Robust Semi-Supervised Learning for Histopathology Images through Self-Supervision Guided Out-of-Distribution Scoring

Semi-supervised learning (semi-SL) is a promising alternative to supervised learning for medical image analysis when obtaining good quality supervision for medical imaging is difficult. However, semi-SL assumes that the underlying distribution of unaudited data matches that of the few labeled samples, which is often violated in practical settings, particularly in medical images. The presence of out-of-distribution (OOD) samples in the unlabeled training pool of semi-SL is inevitable and can reduce the efficiency of the algorithm. Common preprocessing methods to filter out outlier samples may not be suitable for medical images that involve a wide range of anatomical structures and rare morphologies. In this paper, we propose a novel pipeline for addressing open-set supervised learning challenges in digital histology images. Our pipeline efficiently estimates an OOD score for each unlabelled data point based on self-supervised learning to calibrate the knowledge needed for a subsequent semi-SL framework. The outlier score derived from the OOD detector is used to modulate sample selection for the subsequent semi-SL stage, ensuring that samples conforming to the distribution of the few labeled samples are more frequently exposed to the subsequent semi-SL framework. Our framework is compatible with any semi-SL framework, and we base our experiments on the popular Mixmatch semi-SL framework. We conduct extensive studies on two digital pathology datasets, Kather colorectal histology dataset and a dataset derived from TCGA-BRCA whole slide images, and establish the effectiveness of our method by comparing with popular methods and frameworks in semi-SL algorithms through various experiments.

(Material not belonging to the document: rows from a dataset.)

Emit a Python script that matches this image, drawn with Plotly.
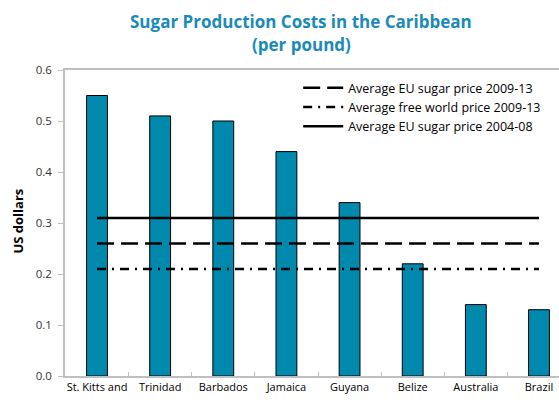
import plotly.graph_objects as go

categories = ["St. Kitts and", "Trinidad", "Barbados", "Jamaica", "Guyana", "Belize", "Australia", "Brazil"]
costs = [0.55, 0.51, 0.50, 0.44, 0.34, 0.22, 0.14, 0.13]
eu_2009_13 = [0.26] * 8
free_world_2009_13 = [0.21] * 8
eu_2004_08 = [0.31] * 8
y_ticks = [0.0, 0.1, 0.2, 0.3, 0.4, 0.5, 0.6]

FONT = "Open Sans"
fig = go.Figure()
fig.add_trace(go.Bar(x=categories, y=costs, width=0.33, marker=dict(color="#0089AD", line=dict(color="#000000", width=1)),
                     showlegend=False, name="Cost"))
fig.add_trace(go.Scatter(x=categories, y=eu_2009_13, mode="lines", name="Average EU sugar price 2009-13",
                         line=dict(color="black", width=2.5, dash="17px,7px")))
fig.add_trace(go.Scatter(x=categories, y=free_world_2009_13, mode="lines", name="Average free world price 2009-13",
                         line=dict(color="black", width=2.5, dash="9px,6px,2px,6px")))
fig.add_trace(go.Scatter(x=categories, y=eu_2004_08, mode="lines", name="Average EU sugar price 2004-08",
                         line=dict(color="black", width=2.5)))

fig.update_layout(
    width=559, height=402,
    margin=dict(l=65, r=0, t=70, b=26),
    paper_bgcolor="white", plot_bgcolor="white",
    font=dict(family=FONT, size=12, color="#333333"),
    showlegend=True,
    legend=dict(x=0.472, y=0.99, xanchor="left", yanchor="top", bgcolor="rgba(0,0,0,0)",
                font=dict(family=FONT, size=12.5, color="#000000"), tracegroupgap=0, itemwidth=40),
    xaxis=dict(type="category", range=[-0.507, 7.317], showline=True, linecolor="#BFBFBF", linewidth=1.5,
               mirror=True, ticks="inside", tickson="boundaries", ticklen=4, tickcolor="#BFBFBF",
               showgrid=False, tickangle=0, automargin=False, ticklabeloverflow="allow",
               tickfont=dict(family=FONT, size=11, color="#000000")),
    yaxis=dict(range=[0, 0.6], tickvals=y_ticks, tickformat=".1f", showline=True, linecolor="#BFBFBF", linewidth=1.5,
               ticks="outside", ticklen=5, tickcolor="#BFBFBF", showgrid=False, zeroline=False,
               automargin=False, ticklabelstandoff=4,
               tickfont=dict(family=FONT, size=11.5, color="#333333")),
    annotations=[
        dict(text="<b>Sugar Production Costs in the Caribbean</b>", xref="paper", yref="paper",
             x=0.478, y=1.157, xanchor="center", yanchor="middle", showarrow=False,
             font=dict(family=FONT, size=17, color="#1A8AB8")),
        dict(text="<b>(per pound)</b>", xref="paper", yref="paper",
             x=0.478, y=1.082, xanchor="center", yanchor="middle", showarrow=False,
             font=dict(family=FONT, size=17, color="#1A8AB8")),
        dict(text="<b>US dollars</b>", xref="paper", yref="paper",
             x=-0.095, y=0.505, xanchor="center", yanchor="middle", showarrow=False, textangle=-90,
             font=dict(family=FONT, size=13, color="#000000")),
    ],
)
fig.write_html("out.html", config={"displayModeBar": False},
               post_script="document.body.style.margin='0px';document.body.style.overflow='hidden';")
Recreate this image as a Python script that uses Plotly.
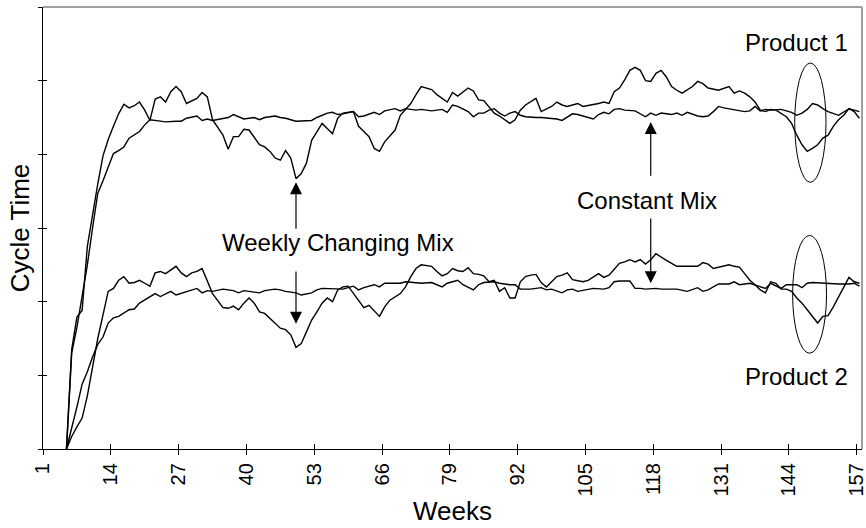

翻译：半监督学习（Semi-SL）是医学图像分析中一种有前景的有监督学习替代方案，尤其适用于难以获取高质量标注的医疗影像场景。然而，半监督学习假设未标注数据的潜在分布与少量标注样本的分布一致，这一假设在实际场景（尤其是医学图像）中常被违反。半监督学习未标注训练池中分布外（OOD）样本的出现不可避免，且会降低算法效率。针对医学图像中广泛存在的解剖结构差异与罕见形态特征，常规的异常样本预处理过滤方法可能并不适用。本文提出了一种面向数字组织病理学图像的开集监督学习问题的新型处理流程。该流程基于自监督学习为每个未标注数据点高效估计分布外评分，从而校准后续半监督框架所需的知识。通过分布外检测器导出的异常评分，我们可调制后续半监督阶段的样本选择策略，确保符合少量标注样本分布的训练样本更频繁地暴露于后续半监督框架中。本框架兼容任意半监督学习框架，实验基于流行的Mixmatch半监督框架开展。我们在两个数字病理学数据集（Kather结直肠组织病理学数据集及源自TCGA-BRCA全切片图像的数据集）上进行了广泛研究，通过半监督算法中主流方法与框架的对比实验，验证了所提方法的有效性。